Shoplifters film review: masterful family portrait that won Cannes Palme D’Or sheds light on Tokyo’s underclass
Hirokazu Koreeda’s quiet but angry masterpiece is a reminder no filmmaker understands the family better. The performances he teases from its youngest stars, one just six years old, may turn out to be his crowning achievement
Winner of the Palme D’Or at this year’s Cannes Film Festival, Shoplifters sees Hirokazu Koreeda pool his favourite themes into a heartbreaking drama that ranks among his very best. The question of what makes a family hangs over the proceedings, as regular collaborators Kirin Kiki and Lily Franky are joined by the ever reliable Sakura Ando ( 100 Yen Love ).

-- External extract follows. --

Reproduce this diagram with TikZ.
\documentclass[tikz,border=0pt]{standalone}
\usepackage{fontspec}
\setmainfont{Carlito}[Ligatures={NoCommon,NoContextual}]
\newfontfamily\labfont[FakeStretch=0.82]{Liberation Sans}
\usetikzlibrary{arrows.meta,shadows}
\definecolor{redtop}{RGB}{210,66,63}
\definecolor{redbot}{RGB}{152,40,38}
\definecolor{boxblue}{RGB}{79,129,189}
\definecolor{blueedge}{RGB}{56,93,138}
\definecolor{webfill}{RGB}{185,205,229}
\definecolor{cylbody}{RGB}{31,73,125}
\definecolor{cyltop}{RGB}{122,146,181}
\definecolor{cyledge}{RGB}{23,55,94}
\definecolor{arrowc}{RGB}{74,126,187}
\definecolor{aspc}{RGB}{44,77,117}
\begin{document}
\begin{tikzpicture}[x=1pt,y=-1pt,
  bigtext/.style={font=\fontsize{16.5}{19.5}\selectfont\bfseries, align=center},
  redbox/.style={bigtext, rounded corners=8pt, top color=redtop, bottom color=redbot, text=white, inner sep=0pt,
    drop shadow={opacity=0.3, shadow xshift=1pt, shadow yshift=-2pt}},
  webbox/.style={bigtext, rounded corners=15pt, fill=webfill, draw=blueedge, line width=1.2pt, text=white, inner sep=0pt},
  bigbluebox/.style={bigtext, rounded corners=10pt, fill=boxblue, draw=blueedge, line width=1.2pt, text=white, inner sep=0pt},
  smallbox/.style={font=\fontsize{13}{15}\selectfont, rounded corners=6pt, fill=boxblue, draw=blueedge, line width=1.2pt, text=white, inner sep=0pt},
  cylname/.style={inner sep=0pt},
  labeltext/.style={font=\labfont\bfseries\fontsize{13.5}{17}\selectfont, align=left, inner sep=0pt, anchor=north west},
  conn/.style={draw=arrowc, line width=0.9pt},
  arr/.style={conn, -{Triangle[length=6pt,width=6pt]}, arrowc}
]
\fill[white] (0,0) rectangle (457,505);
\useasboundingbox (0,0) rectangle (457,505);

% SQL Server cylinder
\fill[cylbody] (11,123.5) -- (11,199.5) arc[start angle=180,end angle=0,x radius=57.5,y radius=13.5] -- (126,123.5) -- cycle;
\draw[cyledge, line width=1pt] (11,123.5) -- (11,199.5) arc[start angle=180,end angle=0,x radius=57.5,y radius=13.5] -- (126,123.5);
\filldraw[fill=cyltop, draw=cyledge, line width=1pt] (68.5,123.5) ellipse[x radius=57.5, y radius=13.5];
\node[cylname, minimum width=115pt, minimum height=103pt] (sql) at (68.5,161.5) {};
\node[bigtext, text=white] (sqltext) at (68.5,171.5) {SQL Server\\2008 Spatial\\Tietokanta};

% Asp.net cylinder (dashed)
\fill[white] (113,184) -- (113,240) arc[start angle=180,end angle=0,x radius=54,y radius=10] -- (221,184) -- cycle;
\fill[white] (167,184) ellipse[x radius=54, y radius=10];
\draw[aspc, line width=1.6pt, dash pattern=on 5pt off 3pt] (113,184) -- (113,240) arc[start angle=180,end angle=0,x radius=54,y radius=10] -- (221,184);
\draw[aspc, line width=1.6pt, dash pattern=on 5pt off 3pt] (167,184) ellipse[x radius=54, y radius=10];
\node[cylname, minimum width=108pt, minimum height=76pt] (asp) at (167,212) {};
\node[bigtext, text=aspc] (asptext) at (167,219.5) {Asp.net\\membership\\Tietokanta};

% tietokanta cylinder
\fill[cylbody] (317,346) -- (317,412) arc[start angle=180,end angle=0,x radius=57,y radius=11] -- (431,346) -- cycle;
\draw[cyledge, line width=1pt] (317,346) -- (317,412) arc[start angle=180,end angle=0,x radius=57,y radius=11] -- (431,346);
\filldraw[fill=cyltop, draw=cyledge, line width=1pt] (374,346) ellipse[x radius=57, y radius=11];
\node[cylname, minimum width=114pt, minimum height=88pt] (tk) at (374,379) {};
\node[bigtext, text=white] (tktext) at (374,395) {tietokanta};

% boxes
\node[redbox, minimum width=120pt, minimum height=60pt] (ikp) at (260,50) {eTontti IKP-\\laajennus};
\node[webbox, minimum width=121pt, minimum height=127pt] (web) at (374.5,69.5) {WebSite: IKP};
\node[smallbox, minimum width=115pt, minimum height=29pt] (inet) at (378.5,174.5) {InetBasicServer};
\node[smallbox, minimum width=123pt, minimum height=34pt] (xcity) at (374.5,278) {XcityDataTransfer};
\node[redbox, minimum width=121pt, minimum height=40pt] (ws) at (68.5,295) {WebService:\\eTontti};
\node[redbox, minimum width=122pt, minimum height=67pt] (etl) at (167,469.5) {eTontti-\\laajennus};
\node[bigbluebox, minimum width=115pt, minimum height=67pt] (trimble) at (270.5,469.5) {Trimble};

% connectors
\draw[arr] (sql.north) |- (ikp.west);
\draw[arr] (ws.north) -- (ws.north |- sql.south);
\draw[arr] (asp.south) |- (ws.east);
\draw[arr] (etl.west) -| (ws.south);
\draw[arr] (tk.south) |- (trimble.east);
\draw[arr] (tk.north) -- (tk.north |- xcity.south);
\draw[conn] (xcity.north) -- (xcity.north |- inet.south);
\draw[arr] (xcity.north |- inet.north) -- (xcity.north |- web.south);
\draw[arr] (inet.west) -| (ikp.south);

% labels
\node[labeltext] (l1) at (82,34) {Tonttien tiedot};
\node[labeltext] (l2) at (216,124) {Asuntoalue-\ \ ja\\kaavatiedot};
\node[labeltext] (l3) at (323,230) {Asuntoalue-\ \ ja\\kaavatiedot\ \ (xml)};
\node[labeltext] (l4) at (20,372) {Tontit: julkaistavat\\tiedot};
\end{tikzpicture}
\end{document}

As is so often the case in Koreeda’s work, much of the film’s heavy lifting is done by the cast’s youngest members. The Japanese writer-director’s aptitude for working with child actors is well documented in films like Nobody Knows and I Wish, but the performances gleaned from the young Kairi Jyo, and especially the then-six-year-old Miyu Sasaki, could be his crowning achievement.
The story focuses on the impoverished Shibata family, who eke out a meagre living working odd jobs, supplemented by petty crime. Three generations are squeezed into the dilapidated home of elderly matriarch Hatsue (Kiki), but despite their financial hardships, Osamu (Franky) cannot resist bringing another member into the fold, when he meets the neglected Yuri (Sasaki).

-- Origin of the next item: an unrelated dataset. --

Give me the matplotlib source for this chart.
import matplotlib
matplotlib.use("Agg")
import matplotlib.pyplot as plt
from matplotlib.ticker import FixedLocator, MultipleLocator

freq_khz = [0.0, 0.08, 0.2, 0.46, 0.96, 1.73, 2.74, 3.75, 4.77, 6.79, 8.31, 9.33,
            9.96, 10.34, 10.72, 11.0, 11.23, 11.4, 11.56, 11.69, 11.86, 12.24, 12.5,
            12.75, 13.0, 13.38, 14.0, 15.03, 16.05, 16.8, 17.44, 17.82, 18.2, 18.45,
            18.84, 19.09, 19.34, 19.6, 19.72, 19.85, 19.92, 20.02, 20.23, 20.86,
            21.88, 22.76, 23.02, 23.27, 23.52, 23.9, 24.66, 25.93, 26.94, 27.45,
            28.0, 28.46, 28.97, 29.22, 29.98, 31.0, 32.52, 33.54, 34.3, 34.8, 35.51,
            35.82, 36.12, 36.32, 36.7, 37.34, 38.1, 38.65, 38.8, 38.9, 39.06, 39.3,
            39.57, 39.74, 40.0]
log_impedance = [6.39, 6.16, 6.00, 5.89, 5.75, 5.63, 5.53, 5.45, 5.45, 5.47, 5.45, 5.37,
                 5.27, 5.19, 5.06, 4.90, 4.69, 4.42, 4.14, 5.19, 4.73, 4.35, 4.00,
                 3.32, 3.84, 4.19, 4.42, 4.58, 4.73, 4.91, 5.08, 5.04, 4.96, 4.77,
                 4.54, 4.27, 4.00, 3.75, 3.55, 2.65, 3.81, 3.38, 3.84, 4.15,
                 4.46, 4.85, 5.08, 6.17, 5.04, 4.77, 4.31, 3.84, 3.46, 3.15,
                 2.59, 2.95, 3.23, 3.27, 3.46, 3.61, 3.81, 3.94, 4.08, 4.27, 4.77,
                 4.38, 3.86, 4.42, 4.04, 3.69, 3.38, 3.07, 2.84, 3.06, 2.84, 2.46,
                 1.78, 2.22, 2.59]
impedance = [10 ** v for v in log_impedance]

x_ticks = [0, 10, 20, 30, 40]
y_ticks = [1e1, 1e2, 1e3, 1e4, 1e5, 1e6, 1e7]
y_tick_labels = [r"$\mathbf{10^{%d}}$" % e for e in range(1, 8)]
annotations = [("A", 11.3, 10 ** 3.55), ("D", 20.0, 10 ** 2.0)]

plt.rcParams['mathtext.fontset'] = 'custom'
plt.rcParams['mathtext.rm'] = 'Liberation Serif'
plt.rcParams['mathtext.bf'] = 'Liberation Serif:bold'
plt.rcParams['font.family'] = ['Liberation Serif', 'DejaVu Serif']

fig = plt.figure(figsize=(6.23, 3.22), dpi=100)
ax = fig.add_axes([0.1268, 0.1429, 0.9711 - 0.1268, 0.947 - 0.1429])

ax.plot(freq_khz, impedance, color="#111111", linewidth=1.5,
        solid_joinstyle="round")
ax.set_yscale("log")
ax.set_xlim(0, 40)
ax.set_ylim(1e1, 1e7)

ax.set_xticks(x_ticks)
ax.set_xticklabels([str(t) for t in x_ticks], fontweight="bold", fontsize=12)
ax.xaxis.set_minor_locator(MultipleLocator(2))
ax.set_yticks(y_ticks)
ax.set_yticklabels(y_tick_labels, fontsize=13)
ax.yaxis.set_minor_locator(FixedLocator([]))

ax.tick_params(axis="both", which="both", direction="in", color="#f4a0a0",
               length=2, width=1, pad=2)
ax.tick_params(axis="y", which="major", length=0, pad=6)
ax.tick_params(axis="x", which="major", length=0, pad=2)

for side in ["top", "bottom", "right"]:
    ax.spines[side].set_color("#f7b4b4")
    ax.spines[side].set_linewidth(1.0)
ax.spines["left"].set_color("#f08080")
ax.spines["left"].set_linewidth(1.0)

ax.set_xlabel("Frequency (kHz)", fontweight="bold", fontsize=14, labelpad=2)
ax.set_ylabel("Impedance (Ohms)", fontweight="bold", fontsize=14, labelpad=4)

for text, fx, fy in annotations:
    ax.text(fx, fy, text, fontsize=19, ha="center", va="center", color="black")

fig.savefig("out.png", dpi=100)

Warmly welcomed by everyone, Yuri is soon being schooled in the family trade of shoplifting by her new “big brother” Shota (Jyo). Inevitably, however, her absence from home is reported to the authorities, unearthing all manner of shocking revelations within the Shibata household.

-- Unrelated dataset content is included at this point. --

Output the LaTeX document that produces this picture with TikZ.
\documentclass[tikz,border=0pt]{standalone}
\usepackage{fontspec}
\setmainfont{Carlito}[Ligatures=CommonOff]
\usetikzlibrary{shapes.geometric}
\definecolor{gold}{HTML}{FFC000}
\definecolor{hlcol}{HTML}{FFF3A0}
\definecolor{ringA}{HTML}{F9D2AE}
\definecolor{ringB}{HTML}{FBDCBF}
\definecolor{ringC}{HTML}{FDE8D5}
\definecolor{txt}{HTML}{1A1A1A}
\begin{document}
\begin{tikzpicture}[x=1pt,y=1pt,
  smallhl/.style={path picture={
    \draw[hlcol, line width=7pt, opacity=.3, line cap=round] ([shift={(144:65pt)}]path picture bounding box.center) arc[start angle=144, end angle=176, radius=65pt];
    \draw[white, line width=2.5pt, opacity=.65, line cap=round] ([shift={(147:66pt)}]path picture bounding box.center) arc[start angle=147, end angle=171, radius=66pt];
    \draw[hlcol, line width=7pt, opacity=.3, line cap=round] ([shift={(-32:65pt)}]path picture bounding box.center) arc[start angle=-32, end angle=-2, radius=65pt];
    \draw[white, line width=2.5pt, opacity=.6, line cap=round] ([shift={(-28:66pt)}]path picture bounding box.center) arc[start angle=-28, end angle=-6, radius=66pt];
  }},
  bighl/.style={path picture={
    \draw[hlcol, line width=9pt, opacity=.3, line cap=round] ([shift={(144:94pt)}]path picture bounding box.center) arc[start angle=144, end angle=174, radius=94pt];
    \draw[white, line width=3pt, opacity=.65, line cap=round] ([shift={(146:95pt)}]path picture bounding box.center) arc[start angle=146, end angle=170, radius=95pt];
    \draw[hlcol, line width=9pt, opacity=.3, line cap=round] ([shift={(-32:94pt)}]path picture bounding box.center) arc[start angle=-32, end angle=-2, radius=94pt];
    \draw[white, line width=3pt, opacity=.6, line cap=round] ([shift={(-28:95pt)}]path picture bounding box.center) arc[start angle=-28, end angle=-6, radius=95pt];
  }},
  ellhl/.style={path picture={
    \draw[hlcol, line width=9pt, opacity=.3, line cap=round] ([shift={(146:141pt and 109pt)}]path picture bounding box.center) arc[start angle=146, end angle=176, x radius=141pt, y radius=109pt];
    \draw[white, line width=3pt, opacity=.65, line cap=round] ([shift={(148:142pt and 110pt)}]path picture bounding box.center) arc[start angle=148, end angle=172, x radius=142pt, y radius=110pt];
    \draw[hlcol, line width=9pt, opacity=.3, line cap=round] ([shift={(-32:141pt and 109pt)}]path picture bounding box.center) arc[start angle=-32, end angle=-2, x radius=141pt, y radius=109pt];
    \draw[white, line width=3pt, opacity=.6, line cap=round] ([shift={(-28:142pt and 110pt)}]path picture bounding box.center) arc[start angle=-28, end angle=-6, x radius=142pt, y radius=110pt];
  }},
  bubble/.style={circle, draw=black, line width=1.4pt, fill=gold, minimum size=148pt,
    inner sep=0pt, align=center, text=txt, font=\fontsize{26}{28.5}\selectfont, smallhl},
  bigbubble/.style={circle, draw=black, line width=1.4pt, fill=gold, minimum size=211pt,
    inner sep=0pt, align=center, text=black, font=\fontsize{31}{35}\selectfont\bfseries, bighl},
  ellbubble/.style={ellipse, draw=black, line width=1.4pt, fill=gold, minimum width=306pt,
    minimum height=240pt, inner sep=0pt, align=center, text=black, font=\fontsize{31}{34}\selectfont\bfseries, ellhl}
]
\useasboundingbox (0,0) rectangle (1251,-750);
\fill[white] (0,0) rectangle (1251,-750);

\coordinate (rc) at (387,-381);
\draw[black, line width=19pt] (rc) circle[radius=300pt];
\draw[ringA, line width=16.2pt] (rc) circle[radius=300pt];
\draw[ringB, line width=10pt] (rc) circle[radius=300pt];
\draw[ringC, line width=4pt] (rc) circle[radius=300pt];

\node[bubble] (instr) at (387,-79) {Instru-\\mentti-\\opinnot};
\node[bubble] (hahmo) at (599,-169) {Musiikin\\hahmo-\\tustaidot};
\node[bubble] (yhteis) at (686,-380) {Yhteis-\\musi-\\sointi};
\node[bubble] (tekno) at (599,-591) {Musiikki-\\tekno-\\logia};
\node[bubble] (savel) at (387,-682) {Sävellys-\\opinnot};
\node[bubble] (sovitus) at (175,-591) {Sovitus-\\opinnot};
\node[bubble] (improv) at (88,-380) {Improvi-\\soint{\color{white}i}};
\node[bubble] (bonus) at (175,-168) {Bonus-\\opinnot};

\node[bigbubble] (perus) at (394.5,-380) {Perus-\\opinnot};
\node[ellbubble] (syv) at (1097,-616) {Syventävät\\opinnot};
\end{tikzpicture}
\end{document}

Some speculated the reluctance of Japan’s government to congratulate Koreeda on the film’s success at the French festival reflected official disapproval of its unapologetic portrait of a struggling underclass in contemporary Tokyo. While the Shibatas’ predicament is itself shocking, their treatment at the hands of an unsympathetic system is even more so.
Shoplifters slowly reveals itself to be a bitter and gut-wrenching continuation of the nature-versus-nurture debate the director explored in films such as Like Father, Like Son .
Expertly balancing light and dark, mining the dourest circumstances for a glimmer of happiness, Koreeda’s quiet, angry masterpiece reaffirms once again that no other filmmaker working today has a better understanding of – or compassion for – families.